First, the algorithm currently only uses functional keys. But in order to add extra difficulty to a game, it might be fun to have the algorithm generate non-functional keys (i.e., red herrings). Remember, of course, that keys might look like anything: a dictionary to translate between languages, a slip of paper bearing a password in the form of a child’s birthdate, a switch hidden behind some books on a bookshelf, etc. Therefore it will make the game all the more difficult (but probably more realistic as well) to include a wealth of extra details and dead ends. J.K. Rowling is an author who, in my opinion, does this masterfully. In fact, the concept of Chekhov’s gun might even be the opposite of what we want in a good puzzle game. But I’m still on the fence about this one.

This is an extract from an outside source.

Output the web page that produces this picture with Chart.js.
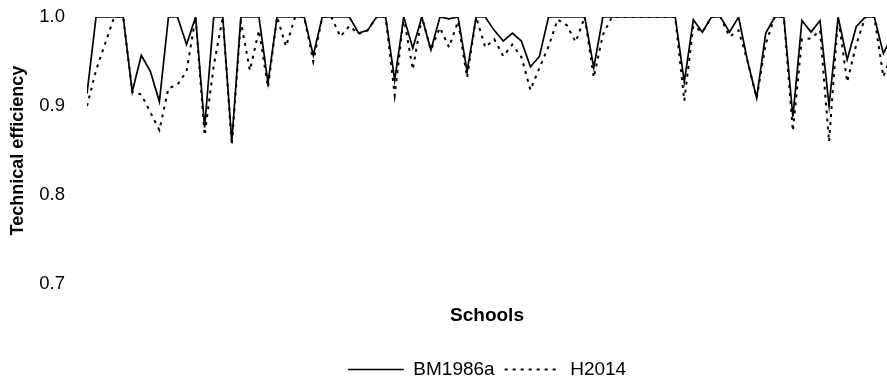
<!DOCTYPE html>
<html>
<head>
<meta charset="utf-8">
<script src="https://cdn.jsdelivr.net/npm/chart.js@4/dist/chart.umd.min.js"></script>
<style>
  html, body { margin: 0; padding: 0; background: #fff; overflow: hidden; }
  #wrap { width: 887px; height: 386px; position: relative; }
</style>
</head>
<body>
<div id="wrap"><canvas id="te-chart"></canvas></div>
<script>
// school numbers (x axis, one per DMU)
const schools = [
   1,  2,  3,  4,  5,  6,  7,  8,  9, 10, 11, 12, 13, 14, 15, 16, 17, 18, 19, 20,
  21, 22, 23, 24, 25, 26, 27, 28, 29, 30, 31, 32, 33, 34, 35, 36, 37, 38, 39, 40,
  41, 42, 43, 44, 45, 46, 47, 48, 49, 50, 51, 52, 53, 54, 55, 56, 57, 58, 59, 60,
  61, 62, 63, 64, 65, 66, 67, 68, 69, 70, 71, 72, 73, 74, 75, 76, 77, 78, 79, 80,
  81, 82, 83, 84, 85, 86, 87, 88, 89, 90
];

// technical efficiency, BM1986a model (solid line)
const bm1986a = [
  0.914, 1.000, 1.000, 1.000, 1.000, 0.916, 0.957, 0.939, 0.905, 1.000,
  1.000, 0.969, 1.000, 0.876, 1.000, 1.000, 0.860, 1.000, 1.000, 1.000,
  0.926, 1.000, 1.000, 1.000, 1.000, 0.957, 1.000, 1.000, 1.000, 1.000,
  0.982, 0.985, 1.000, 1.000, 0.929, 1.000, 0.965, 1.000, 0.963, 1.000,
  0.998, 1.000, 0.939, 1.000, 1.000, 0.985, 0.973, 0.982, 0.973, 0.944,
  0.956, 1.000, 1.000, 1.000, 1.000, 1.000, 0.943, 1.000, 1.000, 1.000,
  1.000, 1.000, 1.000, 1.000, 1.000, 1.000, 0.927, 0.997, 0.983, 1.000,
  1.000, 0.983, 1.000, 0.950, 0.909, 0.982, 1.000, 1.000, 0.888, 0.996,
  0.983, 0.996, 0.900, 1.000, 0.952, 0.989, 1.000, 1.000, 0.959, 0.980
];

// technical efficiency, H2014 model (dotted line)
const h2014 = [
  0.900, 0.940, 0.970, 1.000, 1.000, 0.916, 0.913, 0.893, 0.873, 0.920,
  0.924, 0.939, 1.000, 0.867, 0.945, 1.000, 0.856, 0.995, 0.940, 0.985,
  0.921, 1.000, 0.967, 1.000, 1.000, 0.950, 1.000, 1.000, 0.978, 0.990,
  0.981, 0.985, 1.000, 1.000, 0.912, 1.000, 0.941, 1.000, 0.963, 0.988,
  0.966, 0.995, 0.932, 1.000, 0.966, 0.975, 0.956, 0.969, 0.955, 0.918,
  0.943, 0.967, 0.997, 0.991, 0.972, 1.000, 0.932, 0.980, 1.000, 1.000,
  1.000, 1.000, 1.000, 1.000, 1.000, 1.000, 0.906, 0.990, 0.983, 1.000,
  1.000, 0.978, 0.985, 0.950, 0.909, 0.970, 1.000, 1.000, 0.872, 0.975,
  0.976, 0.985, 0.860, 1.000, 0.927, 0.969, 1.000, 1.000, 0.933, 0.960
];

const yTicks = [0.7, 0.8, 0.9, 1.0];

const FONT = '"Liberation Sans", Arial, Helvetica, sans-serif';
Chart.defaults.font.family = FONT;
Chart.defaults.color = '#000';

new Chart(document.getElementById('te-chart'), {
    type: 'line',
    data: {
        labels: schools,
        datasets: [
            {
                label: 'BM1986a',
                data: bm1986a,
                borderColor: '#000',
                backgroundColor: '#000',
                borderWidth: 1.7,
                pointRadius: 0,
                tension: 0,
                fill: false
            },
            {
                label: 'H2014',
                data: h2014,
                borderColor: '#000',
                backgroundColor: '#000',
                borderWidth: 2,
                borderDash: [3, 5],
                pointRadius: 0,
                tension: 0,
                fill: false
            }
        ]
    },
    options: {
        responsive: true,
        maintainAspectRatio: false,
        animation: false,
        plugins: {
            legend: {
                position: 'bottom',
                fullSize: false,
                labels: {
                    usePointStyle: true,
                    pointStyle: 'line',
                    pointStyleWidth: 56,
                    padding: 10,
                    color: '#000',
                    font: { size: 19 },
                    generateLabels: function (chart) {
                        const items = Chart.defaults.plugins.legend.labels.generateLabels(chart);
                        items.forEach(function (it) {
                            const ds = chart.data.datasets[it.datasetIndex];
                            it.lineDash = ds.borderDash || [];
                            it.lineWidth = ds.borderWidth;
                        });
                        return items;
                    }
                }
            },
            title: { display: false },
            tooltip: { enabled: false }
        },
        scales: {
            x: {
                type: 'linear',
                min: 1,
                max: 89.4,
                grid: { display: false, drawTicks: false },
                border: { display: false },
                ticks: { display: false },
                title: {
                    display: true,
                    text: 'Schools',
                    color: '#000',
                    font: { size: 19, weight: 'bold' },
                    padding: { top: 20, bottom: 23 }
                }
            },
            y: {
                min: 0.7,
                max: 1.0,
                afterBuildTicks: function (axis) {
                    axis.ticks = yTicks.map(function (v) { return { value: v }; });
                },
                afterFit: function (axis) { axis.width = 87; },
                grid: { display: false, drawTicks: true, tickLength: 22 },
                border: { display: false },
                ticks: {
                    padding: 0,
                    color: '#000',
                    font: { size: 18.5 },
                    callback: function (v) { return Number(v).toFixed(1); }
                },
                title: {
                    display: true,
                    text: 'Technical efficiency',
                    color: '#000',
                    font: { size: 18, weight: 'bold' },
                    padding: { top: 7, bottom: 10 }
                }
            }
        },
        layout: {
            padding: { left: 0, right: 0, top: 17, bottom: -3 }
        }
    }
});
</script>
</body>
</html>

Second, I really like the possibility (and the algorithm above actually makes this an actuality) that you can carry around multiple keys at a time before finding their corresponding lock. The Myst games were matchless in that respect. After finding a key, it might take the player hours or days to find the lock into which it fitted! And I loved that. It greatly increased the sense of mystery.

Third, one way in which the algorithm needs improvement is this: locked areas can only be reached through one edge. Obviously, that’s enforced by step 4b listed above, so it’s not as though this was an unexpected consequence. But I guess I’m saying that it might be more realistic for areas to be accessible by different routes. Riven employed the multiple routes thing magnificently; the islands became radically more confusing when you could travel to them two or three different ways, which sometimes even allowed you to bypass a lock that had prevented you from reaching the island by a different route.

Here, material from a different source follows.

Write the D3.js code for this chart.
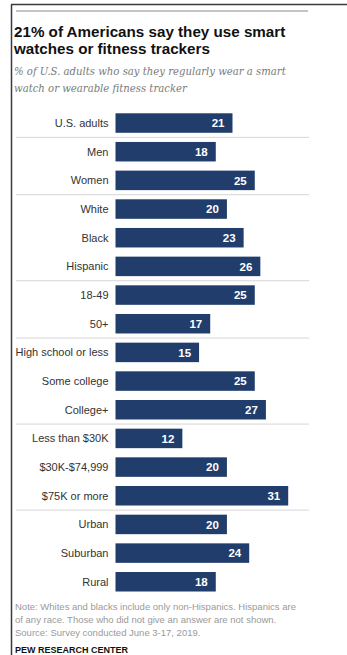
<!DOCTYPE html>
<html>
<head>
<meta charset="utf-8">
<script src="https://cdn.jsdelivr.net/npm/d3@7"></script>
<style>
  html, body { margin: 0; padding: 0; background: #fff; }
  svg { display: block; }
</style>
</head>
<body>
<div id="chart"></div>
<script>
const categories = ['U.S. adults', 'Men', 'Women', 'White', 'Black', 'Hispanic', '18-49', '50+',
  'High school or less', 'Some college', 'College+', 'Less than $30K', '$30K-$74,999',
  '$75K or more', 'Urban', 'Suburban', 'Rural'];
const values = [21, 18, 25, 20, 23, 26, 25, 17, 15, 25, 27, 12, 20, 31, 20, 24, 18];
// a thin rule is drawn above each of these
const groupStarts = ['Men', 'White', '18-49', 'High school or less', 'Less than $30K', 'Urban'];

const titleLines = ['21% of Americans say they use smart', 'watches or fitness trackers'];
const subtitleLines = ['% of U.S. adults who say they regularly wear a smart',
  'watch or wearable fitness tracker'];
const noteLines = ['Note: Whites and blacks include only non-Hispanics. Hispanics are',
  'of any race. Those who did not give an answer are not shown.',
  'Source: Survey conducted June 3-17, 2019.'];

const width = 347, height = 655;
const svg = d3.select('#chart').append('svg')
  .attr('width', width)
  .attr('height', height);

// frame
svg.append('line').attr('x1', 11.5).attr('x2', 11.5).attr('y1', 4.5).attr('y2', height)
  .attr('stroke', '#3a3a40').attr('stroke-width', 1.5);
svg.append('line').attr('x1', 11).attr('x2', width).attr('y1', 4.5).attr('y2', 4.5)
  .attr('stroke', '#3a3a40').attr('stroke-width', 1.5);
svg.append('line').attr('x1', 16).attr('x2', 308).attr('y1', 11).attr('y2', 11)
  .attr('stroke', '#8a8a8a').attr('stroke-width', 1);

svg.append('g').selectAll('text')
  .data(titleLines)
  .enter().append('text')
  .attr('x', 14)
  .attr('y', (d, i) => 37 + i * 17)
  .attr('font-family', 'Liberation Sans, Arial, sans-serif')
  .attr('font-weight', 'bold')
  .attr('font-size', 15.2)
  .attr('fill', '#111')
  .text(d => d);

svg.append('g').selectAll('text')
  .data(subtitleLines)
  .enter().append('text')
  .attr('x', 14)
  .attr('y', (d, i) => 75 + i * 17)
  .attr('font-family', 'DejaVu Serif, Georgia, serif')
  .attr('font-style', 'italic')
  .attr('font-size', 10.1)
  .attr('fill', '#7a7a7a')
  .text(d => d);

const y = d3.scaleBand()
  .domain(categories)
  .range([108.7, 596.1])
  .paddingInner(0.32)
  .paddingOuter(0.16);

const x = d3.scaleLinear()
  .domain([0, 31])
  .range([115.5, 288.2]);

const step = y.step();
svg.append('g').selectAll('line')
  .data(groupStarts)
  .enter().append('line')
  .attr('x1', 16).attr('x2', 309)
  .attr('y1', d => y(d) - step * 0.16)
  .attr('y2', d => y(d) - step * 0.16)
  .attr('stroke', '#d6d6d6')
  .attr('stroke-width', 1);

const rows = categories.map((c, i) => ({cat: c, val: values[i]}));

svg.append('g').selectAll('rect')
  .data(rows)
  .enter().append('rect')
  .attr('x', x(0))
  .attr('y', d => y(d.cat))
  .attr('width', d => x(d.val) - x(0))
  .attr('height', y.bandwidth())
  .attr('fill', '#213d6b');

svg.append('g').selectAll('text')
  .data(rows)
  .enter().append('text')
  .attr('x', d => x(d.val) - 8)
  .attr('y', d => y(d.cat) + y.bandwidth() / 2)
  .attr('dy', '0.36em')
  .attr('text-anchor', 'end')
  .attr('font-family', 'Liberation Sans, Arial, sans-serif')
  .attr('font-weight', 'bold')
  .attr('font-size', 11.5)
  .attr('fill', '#fff')
  .text(d => d.val);

svg.append('g').selectAll('text')
  .data(rows)
  .enter().append('text')
  .attr('x', 108.5)
  .attr('y', d => y(d.cat) + y.bandwidth() / 2)
  .attr('dy', '0.36em')
  .attr('text-anchor', 'end')
  .attr('font-family', 'Liberation Sans, Arial, sans-serif')
  .attr('font-size', 11)
  .attr('fill', '#333')
  .text(d => d.cat);

svg.append('g').selectAll('text')
  .data(noteLines)
  .enter().append('text')
  .attr('x', 15)
  .attr('y', (d, i) => 609.5 + i * 13.3)
  .attr('font-family', 'Liberation Sans, Arial, sans-serif')
  .attr('font-size', 9.5)
  .attr('fill', '#9a9a9a')
  .text(d => d);

svg.append('text')
  .attr('x', 15)
  .attr('y', 652.5)
  .attr('font-family', 'Liberation Sans, Arial, sans-serif')
  .attr('font-weight', 'bold')
  .attr('font-size', 9)
  .attr('fill', '#111')
  .text('PEW RESEARCH CENTER');
</script>
</body>
</html>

Fourth, the algorithm doesn’t seem to handle some puzzle types. For example, Hiversaires used resource management to make movement difficult late in the game. Each “key” opened any “lock,” but had to be left in the lock to keep it open. So, if you had one key, you could open one locked door, but then if there was a subsequent locked door, then you were out of luck until either you found a way to move about the world to bypass the lock or else you found another key. I’m fairly certain that my algorithm could not produce such a game mechanic, primarily because of the way I’ve implemented the relationship between locks and keys. More specifically, a key (or set of keys) basically just dissolves a lock; they nullify each other. But in order to employ a Hiversaires-like mechanic, it would be necessary for keys to work on multiple locks and to remain in the locks...which would require different kinds of pathfinding thinking when worrying about how players would traverse the graph. To look under the hood of my algorithm a bit, I’ll note that my algorithm selects the nodes for placement of the keys based on whether they are reachable (i.e., that a path can be found) from the start node. More specifically still, it performs an A* search to find a path that does not take keys into account. So, to incorporate the resource management puzzles, it might be necessary to factor keys into the A* algorithm.

Fifth, I said it before, but I’ll just remind you: this algorithm doesn’t actually create puzzles; it only creates the graph. Therefore, you, the designer, must create and implement the various types of nodes, edges, locks, and keys. But I do have some thoughts about the sorts of relationships between these pieces that can be realistically expected by the player. Let’s talk about nodes for a moment. If we imagine for a moment that all nodes are locations, then we can make certain assumptions that lend credibility to our world. For example, imagine that we have two nodes, A (start) and B (goal), that are connected by a locked edge. We can ask certain questions to help reveal the nature of the relationship between A and B. For example, could A be an open field and B be a house? (In other words, could you potentially be locked out of the house?) Yes, I think that such a scenario is easily believable. Could A be a house and B be an open field? (In other words, could you potentially be locked inside of the house?) Yes, I think that this is also believable. Could A be a room and B be a box? (In other words, could you potentially be locked out of a box?) Yes, I think that this is believable. Could A be a box and B be a room? (In other words, could you potentially be locked inside of a box?) Hm...this one is a bit harder. I guess it depends on the kind of box. If you’re a genie stuck in a lamp, then yes, it’s possible. But if you’re a human, then you probably can’t be locked in a jewelry box. But unless we want our story to feel like Alice in Wonderland, we’d probably have to stop at this scale; it’s hard to imagine smaller boxes within the box. So, as an initial conclusion, scale seems to matter for realism. Before we leave physical nodes, let’s point out one other thing: while a node may logically be a child of another node (and therefore graphically separate from it), it may spatially exist within its parent node. Again, take the example of the room and the box. Graphically / logically, the nodes appear to exist in different locations...but in the physical world, the one actually exists inside of the other. Therefore, we can sometimes (but not always, since sometimes rooms can connect to other rooms rather than simply to boxes) be limited in the kinds of child nodes that are available for any node.

Sixth, the more I think about it, the less sure I am that what I’ve created is actually a “puzzle” game generator. After all, I mentioned near the beginning that a lock could be anything that makes an edge impassable—_including monsters_. But if monsters are included, then it almost seems as though any sort of adventure game could be created...even games that have no “puzzle” elements at all! I’m too dull to see whether what I’m working on is game form in general, or puzzle form in general, or some combination of the two, or something even more basic, more general (like knot theory). And also, although I stressed at the beginning that nodes weren’t just locations but could also represent states, it’s still really hard to think in terms of states; it’s so much easier to imagine each node to be a place. So, I don’t know what that means.

Whew! So, what thoughts do you have?